DeMint: Obama nominee got Constitutional issue wrong in testimony
posted at 3:40 pm on January 27, 2009 by Ed Morrissey
Senator Jim DeMint tangled with Barack Obama’s choice for Deputy Secretary of State yesterday over the revocation of the Mexico City policy, and left the new administration with a bruise on its constitutional competency. When DeMint challenged James Steinberg on Obama’s decision to fund international organizations that provide or advise for abortions, Steinberg said that it was a matter of freedom of speech:
Question from Senator DeMint: For more than 30 years the Hyde amendments, which prohibit federal funding for abortion services, have been supported by Republican and Democrat administrations and Congresses. Unfortunately, while this is the domestic policy of the United States, President Obama has vowed to reverse our foreign policy by repealing the Mexico City policy and use the federal taxpayer dollars to fund abortion services overseas. Do you support President Obama’s efforts to lift the Mexico City restrictions? Do you believe our foreign policy should contradict long held domestic policies?
Answer from James Steinberg: President Obama has supported repeal of the Mexico City policy, as has Secretary Clinton. Longstanding law, authored by Senator Jesse Helms, expressly prohibits the use of U.S. funds of abortion. The Mexico City policy is an unnecessary restriction that, if applied to organizations based in this country, would be an unconstitutional limitation on free speech.
Steinberg engages in some lazy thinking in this response. The Constitution also guarantees the right to gun ownership. Does that mean that a failure to subsidize gun purchases amounts to an infringement on our constitutional rights? Of course not — and that’s an actual, enumerated right, not an emanation from a penumbra.
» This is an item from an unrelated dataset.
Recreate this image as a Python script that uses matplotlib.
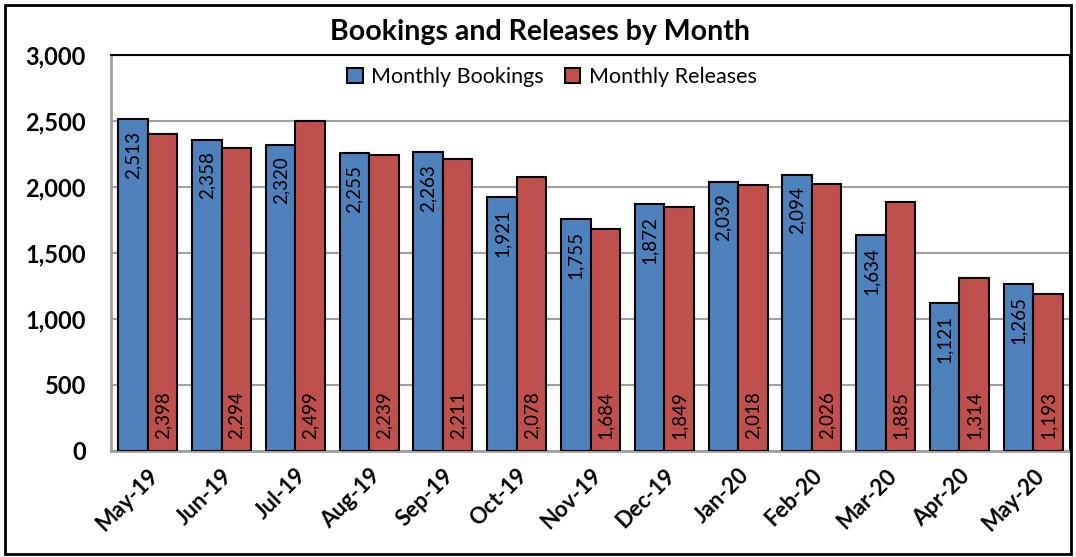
import matplotlib

matplotlib.use("Agg")
import matplotlib.pyplot as plt
import numpy as np
from matplotlib.patches import Rectangle

months = ["May-19", "Jun-19", "Jul-19", "Aug-19", "Sep-19", "Oct-19", "Nov-19",
          "Dec-19", "Jan-20", "Feb-20", "Mar-20", "Apr-20", "May-20"]
bookings = [2513, 2358, 2320, 2255, 2263, 1921, 1755, 1872, 2039, 2094, 1634, 1121, 1265]
releases = [2398, 2294, 2499, 2239, 2211, 2078, 1684, 1849, 2018, 2026, 1885, 1314, 1193]
y_ticks = [0, 500, 1000, 1500, 2000, 2500, 3000]

BLUE = "#4F81BD"
RED = "#C0504D"

plt.rcParams["font.family"] = ["Lato", "DejaVu Sans"]

fig = plt.figure(figsize=(10.76, 5.57), dpi=100)
ax = fig.add_axes([111 / 1076, 1 - 451 / 557, (1070 - 111) / 1076, (451 - 55) / 557])

x = np.arange(len(months))
w = 0.4
ax.bar(x - w / 2, bookings, w, color=BLUE, edgecolor="black", linewidth=1.5,
       label="Monthly Bookings", zorder=3)
ax.bar(x + w / 2, releases, w, color=RED, edgecolor="black", linewidth=1.5,
       label="Monthly Releases", zorder=3)

# blue labels sit inside the top of the bar, red ones at the base
for xi, v in zip(x, bookings):
    ax.text(xi - w / 2, v - 90, f"{v:,}", rotation=90, ha="center", va="top",
            fontsize=13.5, zorder=4)
for xi, v in zip(x, releases):
    ax.text(xi + w / 2, 90, f"{v:,}", rotation=90, ha="center", va="bottom",
            fontsize=13.5, zorder=4)

ax.set_xlim(-0.5, len(months) - 0.5)
ax.set_ylim(0, 3000)
ax.set_yticks(y_ticks)
ax.set_yticklabels([f"{t:,}" for t in y_ticks], fontsize=17, fontweight="bold")
ax.set_xticks(x)
ax.set_xticklabels(months, rotation=45, ha="right", rotation_mode="anchor",
                   fontsize=16, fontweight="bold")
ax.tick_params(axis="y", length=0, pad=18)
ax.tick_params(axis="x", length=0, pad=10)
ax.grid(True, axis="y", color="#A0A0A0", linewidth=1.5, zorder=0)

for side in ("left", "bottom"):
    ax.spines[side].set_color("#A0A0A0")
    ax.spines[side].set_linewidth(2)
for side in ("top", "right"):
    ax.spines[side].set_color("black")
    ax.spines[side].set_linewidth(1.5)

ax.legend(loc="upper center", bbox_to_anchor=(0.46, 1.0), ncol=2, frameon=False,
          fontsize=15.5, handlelength=0.7, handleheight=0.7, handletextpad=0.4,
          columnspacing=1.0, borderaxespad=0.15)

fig.text(540 / 1076, 1 - 32 / 557, "Bookings and Releases by Month", ha="center",
         va="center", fontsize=20.5, fontweight="bold")

fig.patches.append(Rectangle((5 / 1076, 3 / 557), 1066 / 1076, 549 / 557,
                             transform=fig.transFigure, fill=False,
                             edgecolor="black", linewidth=2))

fig.savefig("out.png", dpi=100)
Besides, as DeMint points out, the Supreme Court has already settled this specific issue on free-speech grounds:
Steinberg’s opinion is in direct contradiction to the U.S. Supreme Court, which has already definitively decided the matter in Rust v. Sullivan in 1991. The court’s majority opinion concluded: “The Government has no constitutional duty to subsidize an activity merely because it is constitutionally protected, and may validly choose to allocate public funds for medical services relating to childbirth but not to abortion.”
In other words, not all that is allowed becomes compulsory for the government to provide. I have a right to free speech, but not the right to have the government confiscate air time on CBS for my use. That’s an important point when discussing abortion and policies of government subsidies to its practitioners. The government can choose to fund it, but they’re not required to do so. Steinberg’s explanation attempts to evade responsibility by the Obama administration for their choice to fund abortions abroad, and we can expect the same kind of evasion when they try to void the Hyde Amendment, either through the Freedom of Choice Act or some intermediary step, in order to fund abortions within the US.
Either Steinberg has some competence issues or honesty issues. There isn’t a third option.